Non dobbiamo più scegliere  fra guerra e pace (oramai è guerra), ma fra una politica consapevole, con scelte ragionate  e un’accozzaglia di propagandisti guidati dal caso. I movimenti spontanei del Nord Africa sono moti per la libertà che non credo c’entrino nulla con il terrorismo, sono la reazione alla disperazione e all’esasperazione di un prolungato periodo di dittatura. I libici non sono  contro l’Occidente che guardano come esempio di speranza.  In Libia è in atto un processo di destabilizzazione che crea preoccupazione ma non è collegabile al terrorismo. Gli insorti reclamano solo la libertà. Finita la guerra, poi, quale sarà il ruolo dell’Italia al tavolo dell’energia, ora che la catastrofe giapponese ha messo in ginocchio il progetto del nucleare? La crisi libica scompagina la politica italiana, tra un interesse nazionale messo in crisi dal protagonismo francese e le paure dei cittadini di un’invasione di profughi.

Mentre scende la notte su Lampedusa e si dorme all’aperto. Il  mare è calmo  sotto il cielo aperto della Sicilia.  Degli uomini attendono di sapere quale sarà il loro destino.

Sono tanti, e chi decide del loro futuro è seduto dietro ad una scrivania.
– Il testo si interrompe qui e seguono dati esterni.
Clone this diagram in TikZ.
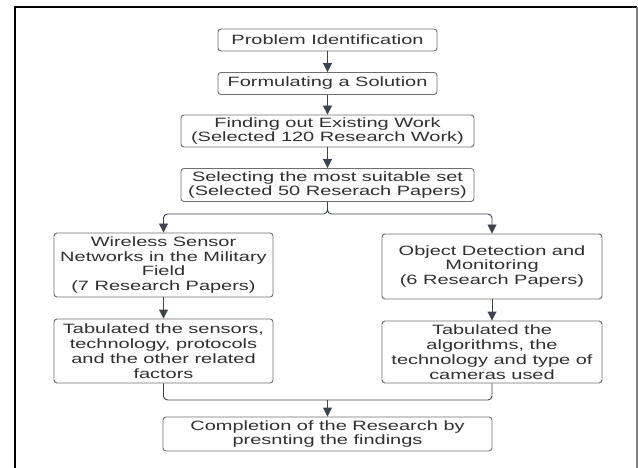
\documentclass[tikz,border=0pt]{standalone}
\usepackage{fontspec}
\newfontfamily\diagfont[FakeStretch=1.48]{Liberation Sans}
\usetikzlibrary{arrows.meta}
\definecolor{txt}{HTML}{303030}
\definecolor{bord}{HTML}{6E6E6E}
\definecolor{conncol}{HTML}{3D4450}
\begin{document}
\begin{tikzpicture}[x=1pt,y=-1pt,
  box/.style={draw=bord, line width=0.9pt, rounded corners=3pt, align=center,
    inner sep=0pt, text=txt, font=\diagfont\fontsize{13.5}{14.8}\selectfont},
  conn/.style={draw=conncol, line width=0.9pt, rounded corners=4pt,
    -{Triangle[width=9pt,length=9pt]}},
  plain/.style={draw=conncol, line width=0.9pt, rounded corners=4pt}]
\useasboundingbox (0,0) rectangle (638,468);
% frame
\draw[black, line width=2.2pt] (15,468) -- (15,7) -- (637,7);
\draw[gray, line width=1.5pt] (637,7) -- (637,468);
% nodes
\node[box, minimum width=219pt, minimum height=22pt] (p1) at (327.5,40) {Problem Identification};
\node[box, minimum width=219pt, minimum height=22pt] (p2) at (327.5,83.5) {Formulating a Solution};
\node[box, minimum width=293pt, minimum height=32pt] (p3) at (327.5,131) {Finding out Existing Work\\(Selected 120 Research Work)};
\node[box, minimum width=293pt, minimum height=33pt] (p4) at (327.5,185) {Selecting the most suitable set\\(Selected 50 Reserach Papers)};
\node[box, minimum width=219pt, minimum height=64pt] (w) at (163.5,265) {Wireless Sensor\\Networks in the Military\\Field\\(7 Research Papers)};
\node[box, minimum width=220pt, minimum height=65pt] (o) at (492,266.5) {Object Detection and\\Monitoring\\(6 Research Papers)};
\node[box, minimum width=219pt, minimum height=64pt] (t1) at (163.5,351) {Tabulated the sensors,\\technology, protocols\\and the other related\\factors};
\node[box, minimum width=220pt, minimum height=62pt] (t2) at (492,352) {Tabulated the\\algorithms, the\\technology and type of\\cameras used};
\node[box, minimum width=329pt, minimum height=34pt] (c) at (327.5,434) {Completion of the Research by\\presnting the findings};
% connectors
\draw[conn] (p1) -- (p2);
\draw[conn] (p2) -- (p3);
\draw[conn] (p3) -- (p4);
\coordinate (split) at (327.5,214);
\coordinate (merge) at (327.5,400);
\draw[conn] (p4.south) |- (split) -| (w.north);
\draw[conn] (p4.south) |- (split) -| (o.north);
\draw[conn] (w) -- (t1);
\draw[conn] (o) -- (t2);
\draw[plain] (t1.south) |- (merge);
\draw[plain] (t2.south) |- (merge);
\draw[conn] (merge) -- (c.north);
\end{tikzpicture}
\end{document}
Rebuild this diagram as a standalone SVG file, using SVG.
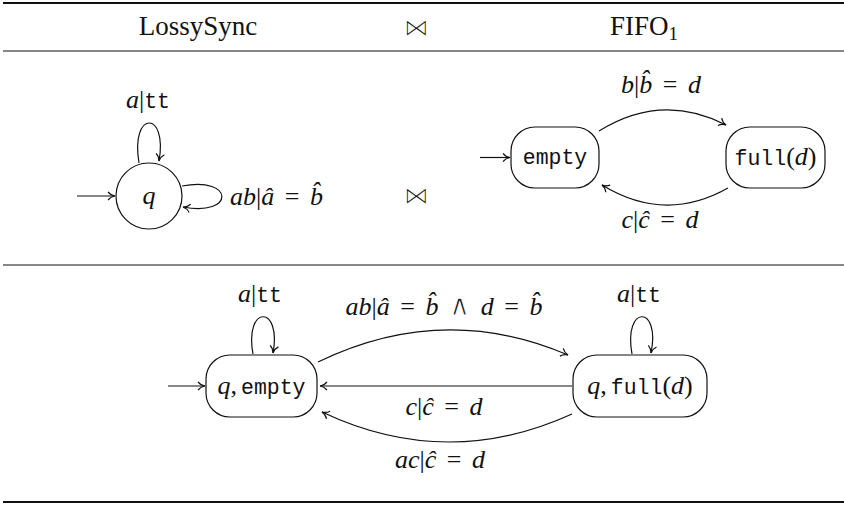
<svg xmlns="http://www.w3.org/2000/svg" width="844" height="508" viewBox="0 0 844 508">
<style>
text{font-family:"Liberation Serif","DejaVu Serif",serif;font-size:26px;fill:#111;word-spacing:4px}
.h{font-size:27px;word-spacing:0}
.i{font-style:italic}
.m{font-family:"Liberation Mono","DejaVu Sans Mono",monospace;font-size:21.5px}
.j{font-family:"DejaVu Sans",sans-serif;font-size:25px;stroke:#fff;stroke-width:1}
.w{font-family:"DejaVu Sans",sans-serif;font-size:29px;stroke:#fff;stroke-width:1}
.st{fill:#fff;stroke:#111;stroke-width:1.2}
.e{fill:none;stroke:#111;stroke-width:1.2;marker-end:url(#ah)}
.rule{stroke:#111}
</style>
<defs>
<marker id="ah" markerUnits="userSpaceOnUse" markerWidth="14" markerHeight="14" viewBox="-10 -7 12 14" refX="0" refY="0" orient="auto">
<path d="M-7,-4.2 C-5,-1.6 -1.8,-0.3 0,0 C-1.8,0.3 -5,1.6 -7,4.2" fill="none" stroke="#111" stroke-width="1.2"/>
</marker>
</defs>
<rect width="844" height="508" fill="#fff"/>
<g id="rules">
<line class="rule" x1="3" y1="3" x2="844" y2="3" stroke-width="2"/>
<line class="rule" x1="3" y1="51" x2="844" y2="51" stroke-width="1.2"/>
<line class="rule" x1="3" y1="265" x2="844" y2="265" stroke-width="1.2"/>
<line class="rule" x1="3" y1="502" x2="844" y2="502" stroke-width="2"/>
</g>
<g id="header">
<text class="h" x="198" y="35" text-anchor="middle">LossySync</text>
<text class="j" x="416" y="36" text-anchor="middle">⋈</text>
<text class="h" x="610" y="35">FIFO<tspan font-size="19" dy="5">1</tspan></text>
<text class="j" x="416" y="204" text-anchor="middle">⋈</text>
</g>
<g id="q"><circle class="st" cx="149" cy="196" r="33"/><text class="i" x="149" y="204" text-anchor="middle">q</text></g>
<g id="empty"><rect class="st" x="511" y="127" width="88" height="61" rx="24"/><text class="m" x="555" y="164" text-anchor="middle">empty</text></g>
<g id="full"><rect class="st" x="726" y="127" width="99" height="61" rx="24"/><text x="775.5" y="165" text-anchor="middle"><tspan class="m">full</tspan>(<tspan class="i">d</tspan>)</text></g>
<g id="qempty"><rect class="st" x="206" y="355" width="111" height="62" rx="24"/><text x="261.5" y="394" text-anchor="middle"><tspan class="i">q</tspan>,<tspan class="m" dx="4">empty</tspan></text></g>
<g id="qfull"><rect class="st" x="573" y="355" width="134" height="62" rx="24"/><text x="640" y="394" text-anchor="middle"><tspan class="i">q</tspan>,<tspan class="m" dx="4">full</tspan>(<tspan class="i">d</tspan>)</text></g>
<g id="connectors">
<path class="e" d="M77,196 L115,196"/>
<path class="e" d="M139,163 C130,110 168,110 159,161"/>
<path class="e" d="M182,186 C235,176 235,217 183,207"/>
<path class="e" d="M480,157.5 L510,157.5"/>
<path class="e" d="M599,131 Q662,92 726,125"/>
<path class="e" d="M728,188 Q665,223.5 602,185"/>
<path class="e" d="M168,386 L205,386"/>
<path class="e" d="M253,354 C244,304.5 282,304.5 273,353"/>
<path class="e" d="M632,354 C623,304.5 661,304.5 651,353"/>
<path class="e" d="M318,362 Q443,301.5 568,355"/>
<path class="e" d="M572,386 L320,386"/>
<path class="e" d="M572,414 Q447,471 322,412"/>
</g>
<g id="labels">
<text x="148" y="108" text-anchor="middle"><tspan class="i">a</tspan>|<tspan class="m">tt</tspan></text>
<text x="230" y="205"><tspan class="i">ab</tspan>|<tspan class="i">â</tspan> = <tspan class="i">b̂</tspan></text>
<text x="661" y="93" text-anchor="middle"><tspan class="i">b</tspan>|<tspan class="i">b̂</tspan> = <tspan class="i">d</tspan></text>
<text x="660" y="228" text-anchor="middle"><tspan class="i">c</tspan>|<tspan class="i">ĉ</tspan> = <tspan class="i">d</tspan></text>
<text x="260" y="302" text-anchor="middle"><tspan class="i">a</tspan>|<tspan class="m">tt</tspan></text>
<text x="639" y="302" text-anchor="middle"><tspan class="i">a</tspan>|<tspan class="m">tt</tspan></text>
<text x="444" y="315" text-anchor="middle"><tspan class="i">ab</tspan>|<tspan class="i">â</tspan> = <tspan class="i">b̂</tspan> <tspan class="w">∧</tspan> <tspan class="i">d</tspan> = <tspan class="i">b̂</tspan></text>
<text x="444" y="415" text-anchor="middle"><tspan class="i">c</tspan>|<tspan class="i">ĉ</tspan> = <tspan class="i">d</tspan></text>
<text x="440" y="468" text-anchor="middle"><tspan class="i">ac</tspan>|<tspan class="i">ĉ</tspan> = <tspan class="i">d</tspan></text>
</g>
</svg>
Che fine faranno tutti questi sbarcati e gli altri che sbarcheranno a Lampedusa?

2 thoughts on “EXIT e il conflitto LIBICO

  1. Da noi stiamo assistendo al festival dell’ipocrisia. Chissà se mai apriremo gli occhi e manderemo tutta questa gente a quel paese. Mi hai fatto ricordare un monologo di Paolo Rossi, il suo sogno all’incontrario, dove Bossi andava in Africa ed era trattato male dai razzisti africani.
    Bello, come bello il tuo post. Complimenti Loretta.

  2. grazie mi fa piacere la tua approvazione – purtroppo l’avrei preferita su altri argomenti magari più leggeri e che rispecchiassero la serietà dell’Italia, pazienza e alla prossima.